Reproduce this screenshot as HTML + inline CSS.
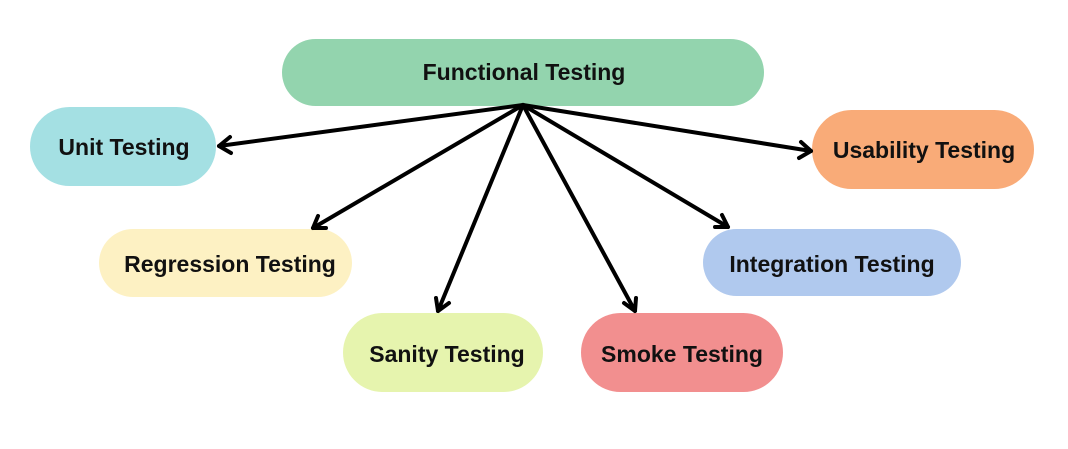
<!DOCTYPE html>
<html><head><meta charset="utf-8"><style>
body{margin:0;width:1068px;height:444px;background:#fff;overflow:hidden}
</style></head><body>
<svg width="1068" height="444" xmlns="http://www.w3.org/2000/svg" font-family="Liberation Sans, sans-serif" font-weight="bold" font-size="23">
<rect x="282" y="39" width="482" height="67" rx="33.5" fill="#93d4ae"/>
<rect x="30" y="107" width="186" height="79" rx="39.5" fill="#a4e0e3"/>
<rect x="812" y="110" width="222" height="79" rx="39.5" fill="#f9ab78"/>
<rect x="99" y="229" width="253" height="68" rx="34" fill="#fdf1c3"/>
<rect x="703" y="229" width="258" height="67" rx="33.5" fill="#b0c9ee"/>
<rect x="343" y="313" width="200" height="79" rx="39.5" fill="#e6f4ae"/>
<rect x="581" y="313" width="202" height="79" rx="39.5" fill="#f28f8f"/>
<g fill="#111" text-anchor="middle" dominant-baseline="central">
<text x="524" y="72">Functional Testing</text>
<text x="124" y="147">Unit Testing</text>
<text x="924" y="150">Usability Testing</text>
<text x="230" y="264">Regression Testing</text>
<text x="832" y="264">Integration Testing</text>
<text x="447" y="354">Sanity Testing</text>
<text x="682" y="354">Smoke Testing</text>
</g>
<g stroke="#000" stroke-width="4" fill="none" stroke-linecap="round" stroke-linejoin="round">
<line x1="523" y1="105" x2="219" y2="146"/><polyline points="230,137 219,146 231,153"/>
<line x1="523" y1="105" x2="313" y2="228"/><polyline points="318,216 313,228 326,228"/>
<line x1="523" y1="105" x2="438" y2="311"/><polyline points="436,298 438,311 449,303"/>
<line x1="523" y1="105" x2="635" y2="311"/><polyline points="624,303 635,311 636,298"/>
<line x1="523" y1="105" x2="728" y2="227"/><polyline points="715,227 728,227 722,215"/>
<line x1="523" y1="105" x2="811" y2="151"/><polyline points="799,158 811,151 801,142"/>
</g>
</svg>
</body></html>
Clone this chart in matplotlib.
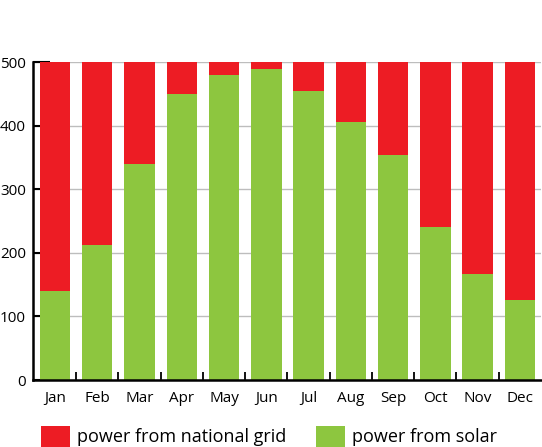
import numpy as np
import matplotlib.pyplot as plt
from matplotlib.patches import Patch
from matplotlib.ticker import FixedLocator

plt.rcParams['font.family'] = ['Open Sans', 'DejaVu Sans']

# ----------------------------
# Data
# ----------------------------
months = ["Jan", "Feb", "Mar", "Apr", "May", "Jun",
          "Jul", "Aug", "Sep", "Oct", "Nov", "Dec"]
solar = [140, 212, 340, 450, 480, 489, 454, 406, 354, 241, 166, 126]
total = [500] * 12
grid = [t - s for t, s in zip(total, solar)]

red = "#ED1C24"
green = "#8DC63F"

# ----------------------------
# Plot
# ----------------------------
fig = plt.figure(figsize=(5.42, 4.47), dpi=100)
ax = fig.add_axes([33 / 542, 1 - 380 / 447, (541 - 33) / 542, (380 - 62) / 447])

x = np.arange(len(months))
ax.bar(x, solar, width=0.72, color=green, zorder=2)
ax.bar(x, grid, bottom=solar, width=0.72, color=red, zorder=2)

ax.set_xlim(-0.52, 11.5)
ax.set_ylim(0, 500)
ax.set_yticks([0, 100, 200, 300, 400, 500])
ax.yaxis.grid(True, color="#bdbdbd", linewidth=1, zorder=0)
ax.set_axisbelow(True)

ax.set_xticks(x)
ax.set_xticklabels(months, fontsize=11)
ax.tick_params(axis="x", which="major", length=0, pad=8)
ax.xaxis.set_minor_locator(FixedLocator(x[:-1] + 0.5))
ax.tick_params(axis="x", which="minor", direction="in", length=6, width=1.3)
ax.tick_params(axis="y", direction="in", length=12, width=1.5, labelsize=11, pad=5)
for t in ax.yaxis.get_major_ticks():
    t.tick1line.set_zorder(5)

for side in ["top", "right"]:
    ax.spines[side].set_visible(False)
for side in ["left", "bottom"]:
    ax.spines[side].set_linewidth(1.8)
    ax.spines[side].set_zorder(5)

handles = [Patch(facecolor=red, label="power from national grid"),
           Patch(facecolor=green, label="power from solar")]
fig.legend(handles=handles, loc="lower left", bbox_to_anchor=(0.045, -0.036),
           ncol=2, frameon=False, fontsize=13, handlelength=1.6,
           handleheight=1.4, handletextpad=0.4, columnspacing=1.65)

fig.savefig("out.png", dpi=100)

* * *

* **Given task**
Looking above, find the stretch of lines that opens with the one holding "Clone this chart in matplotlib." and closes with the one holding "plt.rcParams['font.family'] = ['Open". Copy it exactly, pictures excluded.

* **Written solution**
Clone this chart in matplotlib.
import numpy as np
import matplotlib.pyplot as plt
from matplotlib.patches import Patch
from matplotlib.ticker import FixedLocator

plt.rcParams['font.family'] = ['Open Sans', 'DejaVu Sans']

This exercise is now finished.